Os homens existem. Ninguém dúvida. É muito difícil dizer desde quando existem. Existiam ontem, anteontem, no século passado, no tempo de Ronsard ou no de Horácio, no tempo da guerra do fogo e das primeiras sepulturas. Há dez milhões de anos ainda não existiam. Começaram a existir há algo em torno de dois, três, quatro milhões de anos, e é precisamente em torno dessa época que é muito difícil decidir quando já existiam e quando não existiam ainda. Será que passaram a existir por obra e graça do Espirito Santo, ou será que criaturas que não eram homens se prepararam, muito lentamente, para transformar-se em homens? Não se sabe. Pode-se acreditar em qualquer coisa. Como seja, havia homens ontem e haverá amanhã -- até quando eles não sabem: sabem uma porção de coisas, mas não sabem quando começaram nem como terminarão -- e há hoje. E, hoje ao menos, eles distinguem-se sem muita dificuldade do que não é homem.
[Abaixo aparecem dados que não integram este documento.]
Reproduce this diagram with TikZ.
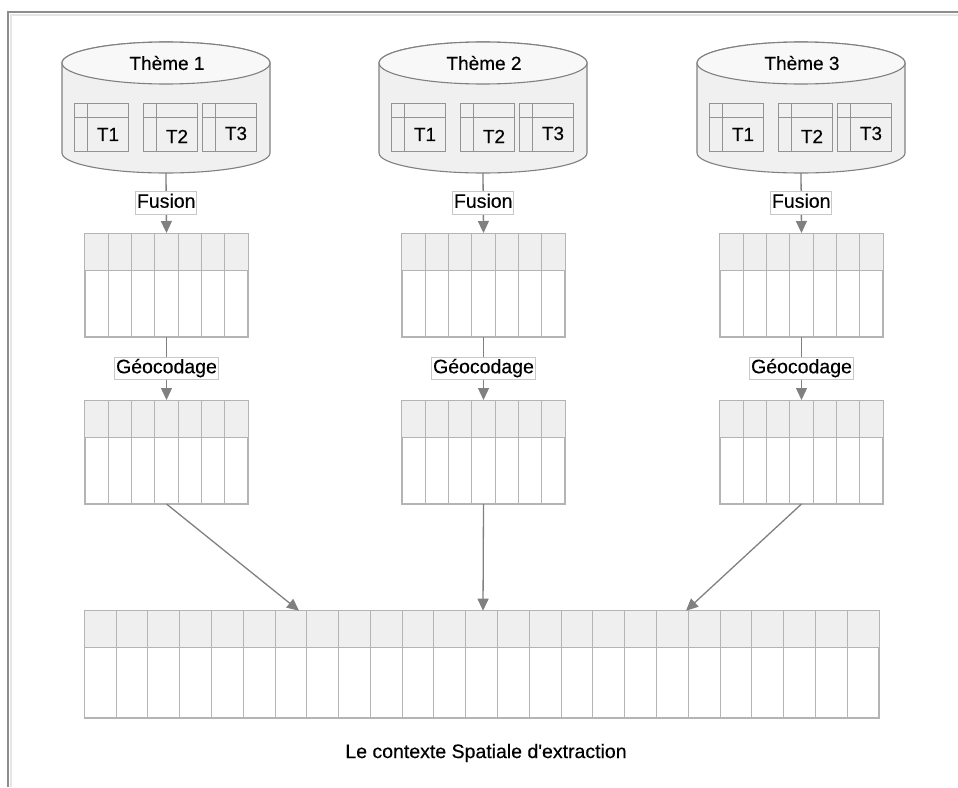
\documentclass[tikz,border=0pt]{standalone}
\usepackage{fontspec}
\setmainfont{Liberation Sans}[Ligatures=TeXOff, FakeBold=0.3]
\usepackage{tikz}
\usetikzlibrary{arrows.meta, calc}

\definecolor{lineGray}{HTML}{808080}
\definecolor{gridGray}{HTML}{B4B4B4}
\definecolor{headFill}{HTML}{EFEFEF}
\definecolor{cylFill}{HTML}{F0F0F0}
\definecolor{cylTop}{HTML}{F8F8F8}
\definecolor{boxLine}{HTML}{C8C8C8}

% grid of a table node: #1 node, #2 number of columns
\newcommand{\gridcols}[2]{%
  \fill[headFill] (#1.north west) rectangle ([yshift=-37pt]#1.north east);
  \pgfmathtruncatemacro{\lastcol}{#2-1}
  \foreach \c in {1,...,\lastcol}
    \draw[gridGray, line width=1pt] ($(#1.north west)!\c/#2!(#1.north east)$) -- ($(#1.south west)!\c/#2!(#1.south east)$);
  \draw[gridGray, line width=1pt] ([yshift=-37pt]#1.north west) -- ([yshift=-37pt]#1.north east);
  \draw[gridGray, line width=1pt] (#1.north west) rectangle (#1.south east);
}

% small table inside a database: #1 name, #2 left x, #3 label, #4 label shift
\newcommand{\minitab}[4]{%
  \node[minitab] (#1) at (#2,103) {};
  \draw[minitabline] ([yshift=-14pt]#1.north west) -- ([yshift=-14pt]#1.north east);
  \draw[minitabline] ([xshift=13pt]#1.north west) -- ([xshift=13pt]#1.south west);
  \node[tlbl, yshift=#4] (#1lbl) at ($([shift={(13pt,-14pt)}]#1.north west)!0.5!(#1.south east)$) {#3};
}

% database: #1 index, #2 center x, #3 title
\newcommand{\dbcyl}[3]{%
  \draw[cylbody] (#2-104,63) -- (#2-104,153)
    arc[start angle=180, end angle=360, x radius=104pt, y radius=20pt]
    -- (#2+104,63)
    arc[start angle=0, end angle=180, x radius=104pt, y radius=21pt] -- cycle;
  \draw[cylbody, fill=cylTop] (#2,63) ellipse[x radius=104pt, y radius=21pt];
  \node[themelbl] (theme#1) at (#2+1,63) {#3};
  \coordinate (db#1) at (#2,173);
  \minitab{t#1a}{#2-92}{T1}{0pt}
  \minitab{t#1b}{#2-23}{T2}{-2pt}
  \minitab{t#1c}{#2+36}{T3}{1pt}
}

\begin{document}
\begin{tikzpicture}[x=1pt, y=-1pt,
cylbody/.style={draw=lineGray, fill=cylFill, line width=1.1pt},
minitab/.style={draw=lineGray!85, fill=cylFill, line width=0.9pt, anchor=north west, minimum width=54pt, minimum height=48pt, inner sep=0pt},
minitabline/.style={draw=lineGray!85, line width=0.9pt},
tabnode/.style={draw=gridGray, fill=white, line width=1pt, anchor=north west, minimum width=162.4pt, minimum height=103pt, inner sep=0pt},
themelbl/.style={font=\fontsize{19}{22}\selectfont, inner sep=0pt},
tlbl/.style={font=\fontsize{19}{21}\selectfont, inner sep=0pt},
steplbl/.style={draw=boxLine, fill=white, line width=0.8pt, inner xsep=1.2pt, inner ysep=2pt, text height=14pt, text depth=4.5pt, font=\fontsize{19.5}{22}\selectfont},
flow/.style={draw=lineGray, line width=1.3pt, -{Triangle[length=12pt, width=11pt]}},
]
\useasboundingbox (0,0) rectangle (958,787);

%Frame
\draw[lineGray!90, line width=1.8pt] (8,787) -- (8,12) -- (958,12);
\draw[gray!20, line width=1.2pt] (11,787) -- (11,15) -- (958,15);

%Databases
\dbcyl{1}{166}{Thème 1}
\dbcyl{2}{483}{Thème 2}
\dbcyl{3}{801}{Thème 3}

%Tables
\node[tabnode] (tf1) at (84.8,233) {};
\node[tabnode] (tf2) at (401.8,233) {};
\node[tabnode] (tf3) at (719.8,233) {};
\node[tabnode] (tg1) at (84.8,400) {};
\node[tabnode] (tg2) at (401.8,400) {};
\node[tabnode] (tg3) at (719.8,400) {};
\node[tabnode, minimum width=793.7pt, minimum height=106.6pt] (bt) at (84.3,610.7) {};
\gridcols{tf1}{7}
\gridcols{tf2}{7}
\gridcols{tf3}{7}
\gridcols{tg1}{7}
\gridcols{tg2}{7}
\gridcols{tg3}{7}
\gridcols{bt}{25}

\coordinate (in1) at (299,610.7);
\coordinate (in2) at (483,610.7);
\coordinate (in3) at (686,610.7);

\node[font=\fontsize{19.5}{22}\selectfont] (caption) at (486,753) {Le contexte Spatiale d'extraction};

%Lines
\draw[flow] (db1) -- (tf1.north) node[steplbl, midway] (fu1) {Fusion};
\draw[flow] (db2) -- (tf2.north) node[steplbl, midway] (fu2) {Fusion};
\draw[flow] (db3) -- (tf3.north) node[steplbl, midway] (fu3) {Fusion};
\draw[flow] (tf1.south) -- (tg1.north) node[steplbl, midway] (ge1) {Géocodage};
\draw[flow] (tf2.south) -- (tg2.north) node[steplbl, midway] (ge2) {Géocodage};
\draw[flow] (tf3.south) -- (tg3.north) node[steplbl, midway] (ge3) {Géocodage};
\draw[flow] (tg1.south) -- (in1);
\draw[flow] (tg2.south) -- (in2);
\draw[flow] (tg3.south) -- (in3);

\end{tikzpicture}
\end{document}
O Ser é mais difícil. Não é possível dizer que ele existe como existe uma pedra, uma borboleta, uma cor ou como um homem. O Ser É. E ponto. Dele não se pode dizer muita coisa. dele não se pode falar. dele não se pode dizer absolutamente nada. Salvo que existe: é de todo preciso que ele exista para que haja algo em lugar do nada. O Ser existe porque há o tempo, o espaço, a matéria, a vida, o pensamento, e um tudo que é o todo.
O mais simples, aparentemente, sou eu. O todo. Menos simples, entretanto, que à primeira vista. Será que existe algo que se possa chamar o todo, cuja história um apaixonado qualquer possa tentar escrever?